GIVEN EXERCISE —
Copy out all the lines exactly. Omit pictures.

DATA EXCERPT —
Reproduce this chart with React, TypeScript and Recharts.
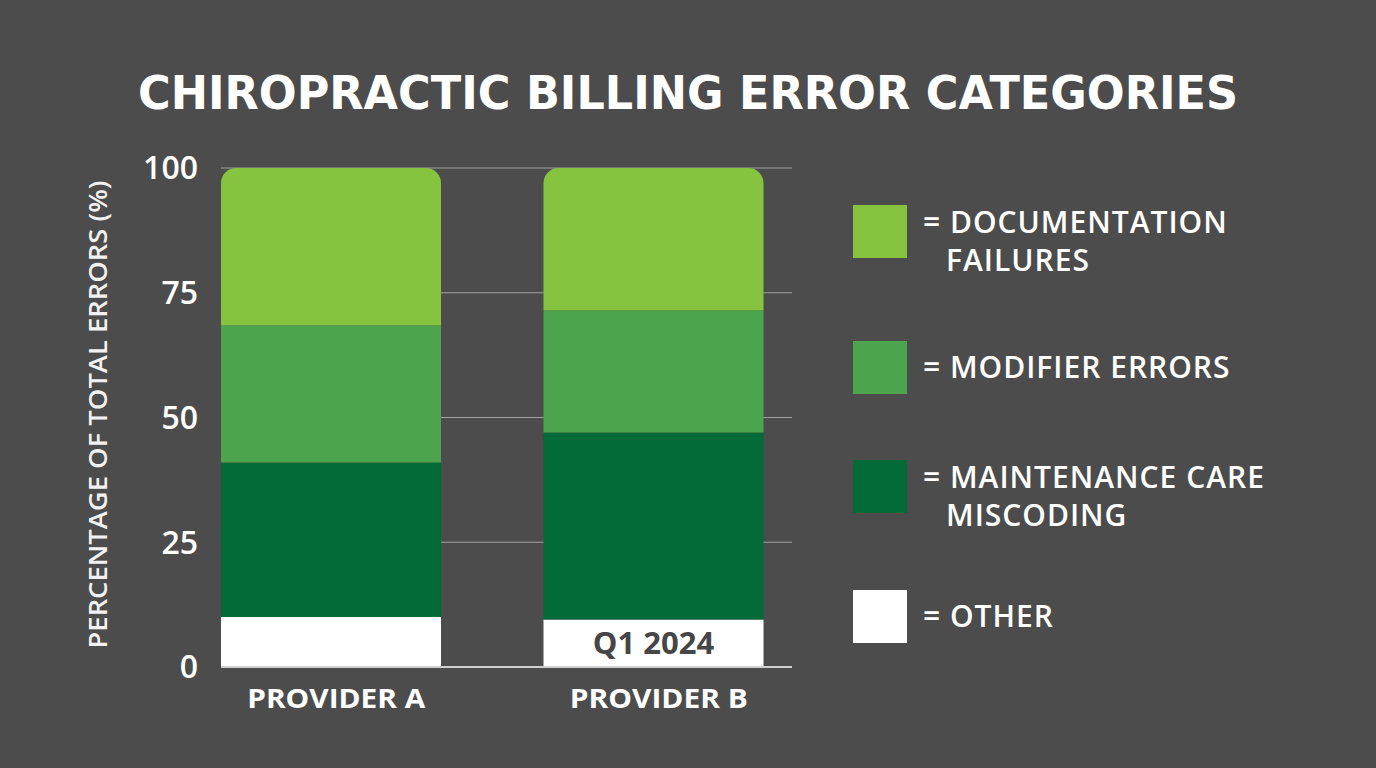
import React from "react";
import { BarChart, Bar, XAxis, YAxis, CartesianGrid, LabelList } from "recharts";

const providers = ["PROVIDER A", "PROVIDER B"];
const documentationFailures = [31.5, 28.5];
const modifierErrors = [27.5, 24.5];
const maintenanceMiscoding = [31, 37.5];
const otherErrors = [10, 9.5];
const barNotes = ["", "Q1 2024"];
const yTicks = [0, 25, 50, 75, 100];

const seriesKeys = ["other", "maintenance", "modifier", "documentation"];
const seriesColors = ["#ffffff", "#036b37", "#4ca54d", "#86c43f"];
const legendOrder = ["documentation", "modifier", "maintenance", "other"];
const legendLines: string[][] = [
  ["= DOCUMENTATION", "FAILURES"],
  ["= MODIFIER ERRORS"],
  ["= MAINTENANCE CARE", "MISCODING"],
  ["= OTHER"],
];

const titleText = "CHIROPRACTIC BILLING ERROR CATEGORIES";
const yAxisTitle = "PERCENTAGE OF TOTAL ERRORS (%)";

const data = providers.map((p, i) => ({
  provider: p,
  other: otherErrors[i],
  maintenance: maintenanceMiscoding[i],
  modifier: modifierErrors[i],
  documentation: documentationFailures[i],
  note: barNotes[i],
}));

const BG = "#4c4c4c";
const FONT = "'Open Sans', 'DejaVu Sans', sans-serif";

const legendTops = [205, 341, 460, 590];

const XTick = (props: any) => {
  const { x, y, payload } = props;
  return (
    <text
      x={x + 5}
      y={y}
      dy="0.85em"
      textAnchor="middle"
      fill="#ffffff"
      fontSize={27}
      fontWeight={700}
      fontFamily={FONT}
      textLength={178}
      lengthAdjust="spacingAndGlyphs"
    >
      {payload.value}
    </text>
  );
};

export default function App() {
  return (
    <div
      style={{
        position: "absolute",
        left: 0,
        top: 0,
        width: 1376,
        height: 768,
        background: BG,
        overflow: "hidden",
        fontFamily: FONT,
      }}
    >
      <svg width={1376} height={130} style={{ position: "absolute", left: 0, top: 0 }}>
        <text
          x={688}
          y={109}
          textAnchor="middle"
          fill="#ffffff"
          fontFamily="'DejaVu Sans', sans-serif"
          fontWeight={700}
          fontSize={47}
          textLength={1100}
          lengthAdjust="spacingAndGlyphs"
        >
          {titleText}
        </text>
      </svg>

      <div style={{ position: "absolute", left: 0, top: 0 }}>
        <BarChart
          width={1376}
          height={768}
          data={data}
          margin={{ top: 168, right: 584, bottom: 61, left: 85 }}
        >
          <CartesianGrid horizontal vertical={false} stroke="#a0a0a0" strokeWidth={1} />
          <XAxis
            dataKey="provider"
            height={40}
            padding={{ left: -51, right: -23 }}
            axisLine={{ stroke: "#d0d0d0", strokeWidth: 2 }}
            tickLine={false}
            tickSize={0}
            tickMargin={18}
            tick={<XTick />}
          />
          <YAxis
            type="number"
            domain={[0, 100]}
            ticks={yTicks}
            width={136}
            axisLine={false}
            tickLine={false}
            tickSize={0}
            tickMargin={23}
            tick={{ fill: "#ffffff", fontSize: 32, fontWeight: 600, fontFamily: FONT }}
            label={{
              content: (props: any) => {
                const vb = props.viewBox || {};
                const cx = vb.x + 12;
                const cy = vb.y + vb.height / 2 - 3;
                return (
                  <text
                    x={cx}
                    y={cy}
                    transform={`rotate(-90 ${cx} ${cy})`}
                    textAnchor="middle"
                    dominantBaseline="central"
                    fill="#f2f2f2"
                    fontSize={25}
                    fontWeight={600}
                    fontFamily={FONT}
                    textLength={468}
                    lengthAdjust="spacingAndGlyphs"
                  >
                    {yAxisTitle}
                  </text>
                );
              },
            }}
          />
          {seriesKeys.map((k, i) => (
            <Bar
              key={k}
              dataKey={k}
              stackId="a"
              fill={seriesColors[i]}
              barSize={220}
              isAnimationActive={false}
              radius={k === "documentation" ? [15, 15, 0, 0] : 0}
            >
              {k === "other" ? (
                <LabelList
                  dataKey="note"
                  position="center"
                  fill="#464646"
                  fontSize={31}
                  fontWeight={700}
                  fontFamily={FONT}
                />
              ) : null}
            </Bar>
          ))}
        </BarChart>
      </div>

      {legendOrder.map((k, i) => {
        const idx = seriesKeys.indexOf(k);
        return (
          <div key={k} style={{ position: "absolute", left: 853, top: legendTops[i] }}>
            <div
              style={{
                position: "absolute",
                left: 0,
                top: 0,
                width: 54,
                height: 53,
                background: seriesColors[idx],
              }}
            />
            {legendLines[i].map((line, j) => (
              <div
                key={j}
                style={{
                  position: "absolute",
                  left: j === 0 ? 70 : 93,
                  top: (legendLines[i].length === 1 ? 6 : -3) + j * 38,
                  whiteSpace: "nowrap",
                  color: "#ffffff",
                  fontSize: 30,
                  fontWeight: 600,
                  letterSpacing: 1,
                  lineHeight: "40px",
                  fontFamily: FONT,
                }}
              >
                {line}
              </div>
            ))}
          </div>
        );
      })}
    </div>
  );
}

RESPONSE TO THE EXERCISE —
Reproduce this chart with React, TypeScript and Recharts.
import React from "react";
import { BarChart, Bar, XAxis, YAxis, CartesianGrid, LabelList } from "recharts";

const providers = ["PROVIDER A", "PROVIDER B"];
const documentationFailures = [31.5, 28.5];
const modifierErrors = [27.5, 24.5];
const maintenanceMiscoding = [31, 37.5];
const otherErrors = [10, 9.5];
const barNotes = ["", "Q1 2024"];
const yTicks = [0, 25, 50, 75, 100];

const seriesKeys = ["other", "maintenance", "modifier", "documentation"];
const seriesColors = ["#ffffff", "#036b37", "#4ca54d", "#86c43f"];
const legendOrder = ["documentation", "modifier", "maintenance", "other"];
const legendLines: string[][] = [
  ["= DOCUMENTATION", "FAILURES"],
  ["= MODIFIER ERRORS"],
  ["= MAINTENANCE CARE", "MISCODING"],
  ["= OTHER"],
];

const titleText = "CHIROPRACTIC BILLING ERROR CATEGORIES";
const yAxisTitle = "PERCENTAGE OF TOTAL ERRORS (%)";

const data = providers.map((p, i) => ({
  provider: p,
  other: otherErrors[i],
  maintenance: maintenanceMiscoding[i],
  modifier: modifierErrors[i],
  documentation: documentationFailures[i],
  note: barNotes[i],
}));

const BG = "#4c4c4c";
const FONT = "'Open Sans', 'DejaVu Sans', sans-serif";

const legendTops = [205, 341, 460, 590];

const XTick = (props: any) => {
  const { x, y, payload } = props;
  return (
    <text
      x={x + 5}
      y={y}
      dy="0.85em"
      textAnchor="middle"
      fill="#ffffff"
      fontSize={27}
      fontWeight={700}
      fontFamily={FONT}
      textLength={178}
      lengthAdjust="spacingAndGlyphs"
    >
      {payload.value}
    </text>
  );
};

export default function App() {
  return (
    <div
      style={{
        position: "absolute",
        left: 0,
        top: 0,
        width: 1376,
        height: 768,
        background: BG,
        overflow: "hidden",
        fontFamily: FONT,
      }}
    >
      <svg width={1376} height={130} style={{ position: "absolute", left: 0, top: 0 }}>
        <text
          x={688}
          y={109}
          textAnchor="middle"
          fill="#ffffff"
          fontFamily="'DejaVu Sans', sans-serif"
          fontWeight={700}
          fontSize={47}
          textLength={1100}
          lengthAdjust="spacingAndGlyphs"
        >
          {titleText}
        </text>
      </svg>

      <div style={{ position: "absolute", left: 0, top: 0 }}>
        <BarChart
          width={1376}
          height={768}
          data={data}
          margin={{ top: 168, right: 584, bottom: 61, left: 85 }}
        >
          <CartesianGrid horizontal vertical={false} stroke="#a0a0a0" strokeWidth={1} />
          <XAxis
            dataKey="provider"
            height={40}
            padding={{ left: -51, right: -23 }}
            axisLine={{ stroke: "#d0d0d0", strokeWidth: 2 }}
            tickLine={false}
            tickSize={0}
            tickMargin={18}
            tick={<XTick />}
          />
          <YAxis
            type="number"
            domain={[0, 100]}
            ticks={yTicks}
            width={136}
            axisLine={false}
            tickLine={false}
            tickSize={0}
            tickMargin={23}
            tick={{ fill: "#ffffff", fontSize: 32, fontWeight: 600, fontFamily: FONT }}
            label={{
              content: (props: any) => {
                const vb = props.viewBox || {};
                const cx = vb.x + 12;
                const cy = vb.y + vb.height / 2 - 3;
                return (
                  <text
                    x={cx}
                    y={cy}
                    transform={`rotate(-90 ${cx} ${cy})`}
                    textAnchor="middle"
                    dominantBaseline="central"
                    fill="#f2f2f2"
                    fontSize={25}
                    fontWeight={600}
                    fontFamily={FONT}
                    textLength={468}
                    lengthAdjust="spacingAndGlyphs"
                  >
                    {yAxisTitle}
                  </text>
                );
              },
            }}
          />
          {seriesKeys.map((k, i) => (
            <Bar
              key={k}
              dataKey={k}
              stackId="a"
              fill={seriesColors[i]}
              barSize={220}
              isAnimationActive={false}
              radius={k === "documentation" ? [15, 15, 0, 0] : 0}
            >
              {k === "other" ? (
                <LabelList
                  dataKey="note"
                  position="center"
                  fill="#464646"
                  fontSize={31}
                  fontWeight={700}
                  fontFamily={FONT}
                />
              ) : null}
            </Bar>
          ))}
        </BarChart>
      </div>

      {legendOrder.map((k, i) => {
        const idx = seriesKeys.indexOf(k);
        return (
          <div key={k} style={{ position: "absolute", left: 853, top: legendTops[i] }}>
            <div
              style={{
                position: "absolute",
                left: 0,
                top: 0,
                width: 54,
                height: 53,
                background: seriesColors[idx],
              }}
            />
            {legendLines[i].map((line, j) => (
              <div
                key={j}
                style={{
                  position: "absolute",
                  left: j === 0 ? 70 : 93,
                  top: (legendLines[i].length === 1 ? 6 : -3) + j * 38,
                  whiteSpace: "nowrap",
                  color: "#ffffff",
                  fontSize: 30,
                  fontWeight: 600,
                  letterSpacing: 1,
                  lineHeight: "40px",
                  fontFamily: FONT,
                }}
              >
                {line}
              </div>
            ))}
          </div>
        );
      })}
    </div>
  );
}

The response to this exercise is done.